* **Collected data**:
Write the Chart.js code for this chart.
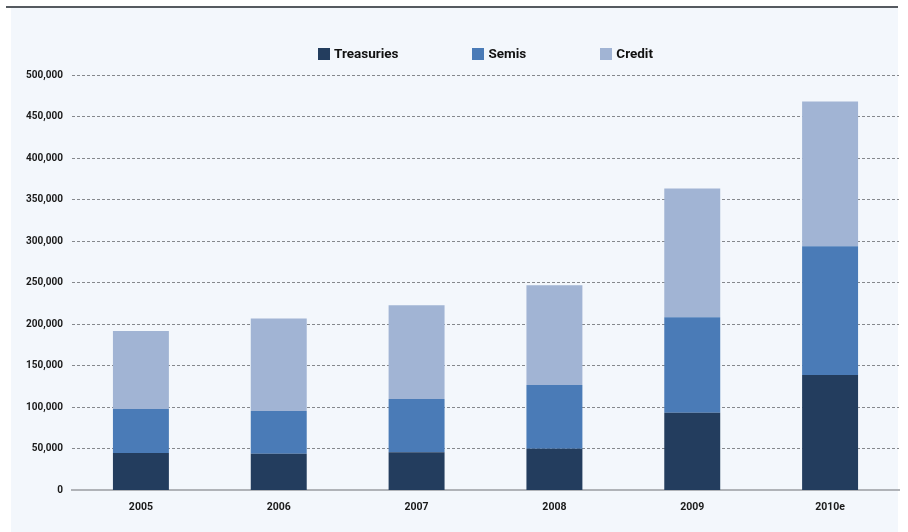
<!DOCTYPE html>
<html>
<head>
<meta charset="utf-8">
<script src="https://cdn.jsdelivr.net/npm/chart.js@4.4.1/dist/chart.umd.min.js"></script>
<style>
  html, body { margin: 0; padding: 0; background: #ffffff; }
  #wrap { position: relative; width: 908px; height: 532px; }
</style>
</head>
<body>
<div id="wrap"><canvas id="c" width="908" height="532"></canvas></div>
<script>
const categories = ["2005", "2006", "2007", "2008", "2009", "2010e"];
const treasuries = [45000, 44000, 46000, 50000, 93500, 139000];
const semis      = [53000, 51500, 64000, 77000, 115000, 155000];
const credit     = [94000, 111500, 113000, 120000, 155000, 174000];
const seriesNames = ["Treasuries", "Semis", "Credit"];
const seriesColors = ["#233d5e", "#4a7bb7", "#a1b4d4"];

const FONT = "Roboto, 'DejaVu Sans Condensed', sans-serif";

const bgPlugin = {
  id: 'bg',
  beforeDraw(chart) {
    const ctx = chart.ctx;
    ctx.save();
    ctx.fillStyle = '#f3f7fc';
    ctx.fillRect(11, 8, 887, 524);
    ctx.fillStyle = '#555a60';
    ctx.fillRect(6, 6, 892, 2);
    ctx.restore();
  }
};

const legendPlugin = {
  id: 'customLegend',
  afterDraw(chart) {
    const ctx = chart.ctx;
    const ds = chart.data.datasets;
    ctx.save();
    ctx.font = "bold 13.5px " + FONT;
    ctx.textBaseline = 'middle';
    const box = 12, gap = 4, spacing = 74;
    const widths = ds.map(d => box + gap + ctx.measureText(d.label).width);
    const total = widths.reduce((a, b) => a + b, 0) + spacing * (ds.length - 1);
    const cx = (chart.chartArea.left + chart.chartArea.right) / 2;
    let x = cx - total / 2;
    const y = 54;
    ds.forEach((d, i) => {
      ctx.fillStyle = d.backgroundColor;
      ctx.fillRect(Math.round(x), y - 6, box, box);
      ctx.fillStyle = '#111111';
      ctx.fillText(d.label, x + box + gap, y + 1);
      x += widths[i] + spacing;
    });
    ctx.restore();
  }
};

new Chart(document.getElementById('c'), {
  type: 'bar',
  data: {
    labels: categories,
    datasets: [
      { label: seriesNames[0], data: treasuries, backgroundColor: seriesColors[0] },
      { label: seriesNames[1], data: semis, backgroundColor: seriesColors[1] },
      { label: seriesNames[2], data: credit, backgroundColor: seriesColors[2] }
    ]
  },
  options: {
    responsive: false,
    animation: false,
    layout: { padding: { top: 75, right: 9, bottom: 7, left: 0 } },
    datasets: { bar: { categoryPercentage: 1.0, barPercentage: 0.406, borderWidth: 0 } },
    plugins: { legend: { display: false }, tooltip: { enabled: false } },
    scales: {
      x: {
        stacked: true,
        grid: { display: false, drawTicks: false },
        border: { display: true, color: '#b0b3b8', width: 2 },
        ticks: { color: '#1a1a1a', padding: 11, font: { family: FONT, size: 10.5, weight: 'bold' } }
      },
      y: {
        stacked: true,
        min: 0, max: 500000,
        afterFit(s) { s.width = 72; },
        border: { display: false, dash: [3, 2] },
        grid: {
          drawTicks: false,
          color: ctx => ctx.tick && ctx.tick.value === 0 ? 'rgba(0,0,0,0)' : '#85888d',
          lineWidth: 1
        },
        ticks: {
          stepSize: 50000,
          padding: 9,
          color: '#1a1a1a',
          font: { family: FONT, size: 10, weight: 'bold' },
          callback: v => v.toLocaleString('en-US')
        }
      }
    }
  },
  plugins: [bgPlugin, legendPlugin]
});
</script>
</body>
</html>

* **Aim of the exercise**: Transcribe the full listing character for character. Pictures are excluded.

* **Solution below**:
Write the Chart.js code for this chart.
<!DOCTYPE html>
<html>
<head>
<meta charset="utf-8">
<script src="https://cdn.jsdelivr.net/npm/chart.js@4.4.1/dist/chart.umd.min.js"></script>
<style>
  html, body { margin: 0; padding: 0; background: #ffffff; }
  #wrap { position: relative; width: 908px; height: 532px; }
</style>
</head>
<body>
<div id="wrap"><canvas id="c" width="908" height="532"></canvas></div>
<script>
const categories = ["2005", "2006", "2007", "2008", "2009", "2010e"];
const treasuries = [45000, 44000, 46000, 50000, 93500, 139000];
const semis      = [53000, 51500, 64000, 77000, 115000, 155000];
const credit     = [94000, 111500, 113000, 120000, 155000, 174000];
const seriesNames = ["Treasuries", "Semis", "Credit"];
const seriesColors = ["#233d5e", "#4a7bb7", "#a1b4d4"];

const FONT = "Roboto, 'DejaVu Sans Condensed', sans-serif";

const bgPlugin = {
  id: 'bg',
  beforeDraw(chart) {
    const ctx = chart.ctx;
    ctx.save();
    ctx.fillStyle = '#f3f7fc';
    ctx.fillRect(11, 8, 887, 524);
    ctx.fillStyle = '#555a60';
    ctx.fillRect(6, 6, 892, 2);
    ctx.restore();
  }
};

const legendPlugin = {
  id: 'customLegend',
  afterDraw(chart) {
    const ctx = chart.ctx;
    const ds = chart.data.datasets;
    ctx.save();
    ctx.font = "bold 13.5px " + FONT;
    ctx.textBaseline = 'middle';
    const box = 12, gap = 4, spacing = 74;
    const widths = ds.map(d => box + gap + ctx.measureText(d.label).width);
    const total = widths.reduce((a, b) => a + b, 0) + spacing * (ds.length - 1);
    const cx = (chart.chartArea.left + chart.chartArea.right) / 2;
    let x = cx - total / 2;
    const y = 54;
    ds.forEach((d, i) => {
      ctx.fillStyle = d.backgroundColor;
      ctx.fillRect(Math.round(x), y - 6, box, box);
      ctx.fillStyle = '#111111';
      ctx.fillText(d.label, x + box + gap, y + 1);
      x += widths[i] + spacing;
    });
    ctx.restore();
  }
};

new Chart(document.getElementById('c'), {
  type: 'bar',
  data: {
    labels: categories,
    datasets: [
      { label: seriesNames[0], data: treasuries, backgroundColor: seriesColors[0] },
      { label: seriesNames[1], data: semis, backgroundColor: seriesColors[1] },
      { label: seriesNames[2], data: credit, backgroundColor: seriesColors[2] }
    ]
  },
  options: {
    responsive: false,
    animation: false,
    layout: { padding: { top: 75, right: 9, bottom: 7, left: 0 } },
    datasets: { bar: { categoryPercentage: 1.0, barPercentage: 0.406, borderWidth: 0 } },
    plugins: { legend: { display: false }, tooltip: { enabled: false } },
    scales: {
      x: {
        stacked: true,
        grid: { display: false, drawTicks: false },
        border: { display: true, color: '#b0b3b8', width: 2 },
        ticks: { color: '#1a1a1a', padding: 11, font: { family: FONT, size: 10.5, weight: 'bold' } }
      },
      y: {
        stacked: true,
        min: 0, max: 500000,
        afterFit(s) { s.width = 72; },
        border: { display: false, dash: [3, 2] },
        grid: {
          drawTicks: false,
          color: ctx => ctx.tick && ctx.tick.value === 0 ? 'rgba(0,0,0,0)' : '#85888d',
          lineWidth: 1
        },
        ticks: {
          stepSize: 50000,
          padding: 9,
          color: '#1a1a1a',
          font: { family: FONT, size: 10, weight: 'bold' },
          callback: v => v.toLocaleString('en-US')
        }
      }
    }
  },
  plugins: [bgPlugin, legendPlugin]
});
</script>
</body>
</html>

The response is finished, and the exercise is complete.